Why funding failures sink franchises

Ethel Nyembe, head of small enterprises at Standard Bank.
Ethel Nyembe, head of small enterprises at Standard Bank.

Cape Town – Franchise opportunists who don’t do their homework before venturing into this sector will fall horribly short, according to a Standard Bank executive.

“They don’t necessarily do their homework around why they want to get into that particular franchisor or franchisee,” Ethel Nyembe, head of small enterprises at Standard Bank, told Fin24.

“Most of the time, they choose one that they … use on a daily basis or they quite like, without understanding what the real … factors that they need to consider from finance, how it performs, and talking to other people that are have those franchisees.”

Funding is one of the most important critical of this process.

Nyembe said there were various ways people could get funding for a franchise.

Friends and family

“Many potential franchise owners turn to family and friends for finance,” said Nyembe. “This is one of the most common forms of financing a business, but should be undertaken with caution.

“Family relationships can be tested and even destroyed if the undertaking does not thrive as planned. Even though franchises have a much higher success rate than start-up SMEs, there is no guarantee that they will prosper.”

She said two factors should be considered when approaching family or friends for loans:

- The unstructured nature of family loans can cause future problems. Often, money is lent on the understanding that it will be repaid - with or without interest - but no repayment date is set. This can lead to resentment on the part of the lender and disputes.

- If loans are accepted from a number of family members, keeping track of the repayment terms for each could be challenging. It is therefore important that all agreements are put in writing.

Listen to the full interview:

Interview by Matthew le Cordeur.

A business partner

Finding a business partner to invest in the franchise and take a stake in its future is a viable financing alternative.

“A partner should share your values, passion and determination to make the franchise succeed,” said Nyembe. “All aspects of the partnership agreement, share allocation and profit sharing should be placed in contractual form, so that future misunderstandings do not occur.”


Financing a franchise through debt equity (a business loan) is often the best option, as there are a few valuable advantages:

- The banker will probably know the franchisor, the brand and the history of the organisation.

- The bank may already have an association with the franchisor and understand the fee structure required.

- The advice you receive will ensure that there are no ‘unpleasant surprises’ waiting, regardless of whether the franchise is an established outlet or a proposed new outlet.

Realities of bank method

Although banks are in the business of lending money, the potential franchisee must understand that they are also concerned with minimising risk.
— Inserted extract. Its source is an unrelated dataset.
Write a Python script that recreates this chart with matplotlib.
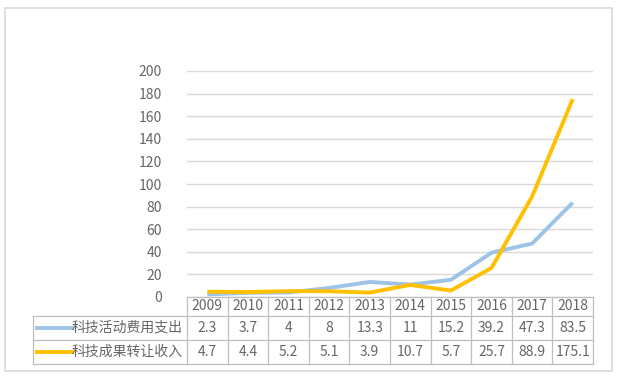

When approaching a bank for funding, Nyembe said you must realise:

- It is unlikely that any bank will agree to supply 100% of the funding required.

- The more money you have committed to your venture, the more likely it is that you will get a loan. Banks are more comfortable to grant loans to people who are committed to their businesses.

- Security is important. Providing a bank with security for the loan in the form of assets or sureties increases the likelihood that loans will be extended.

“The advantage of bank loans is that repayment terms and interest rates are agreed upon up front. This helps to regulate cash flow, as the repayments will be calculated on a monthly basis for the period of the loan,” she said.

There are also several methods of financing that should be avoided when seeking funding, cautioned Nyembe. These include:

Excessive borrowing

One of the most common mistakes made by franchisees is to borrow the funds to make up the unencumbered deposit required by franchisors, explained Nyembe.

“Franchisees should remember that their business is not going to be profitable immediately. They are bound to experience slow months especially at the beginning of their business venture.

“In this instance, the higher their loaned percentage of capital, the more pressure there is on the business to repay the loan instead of being able to redirect any profits back into the business to build equity.”  

Double indebtedness

“Although there are many forms of loans that the franchisee can have access to, they do come with their fair share of pitfalls,” she said.

“Double indebtedness is the result of a franchisee using a loan to fund the unencumbered portion of their contribution as well as taking out a loan to finance the remaining portion of the capital needed to start the business.

“Utilising a personal credit card can prove to cause more harm than good as this will create a secondary, more costly debt for the franchisee. Servicing two loans at the initiation of the business can place the business and the franchisee under undue strain.”

Raiding your home loan

“Servicing the unencumbered portion with one’s home loan is risky as one could lose the equity in the house, extend the repayment term, and have to pay a higher amount on the mortgage.

“This will result in a high personal debt as well as a high business debt if a business loan is utilised by the franchisee. With the rise of interest rates, a franchisee’s house and business could be at stake.

“Starting a franchise operation with massive debt hanging over you is not advisable,” said Nyembe. “If the franchise outlet is new, it could take several months before the business is established and the turnover is able to finance operations and costs. It is during this period that you and your business will be most vulnerable to financial failure.

“Avoiding this means doing your homework, knowing exactly how much money you will need and then financing it in a responsible manner.”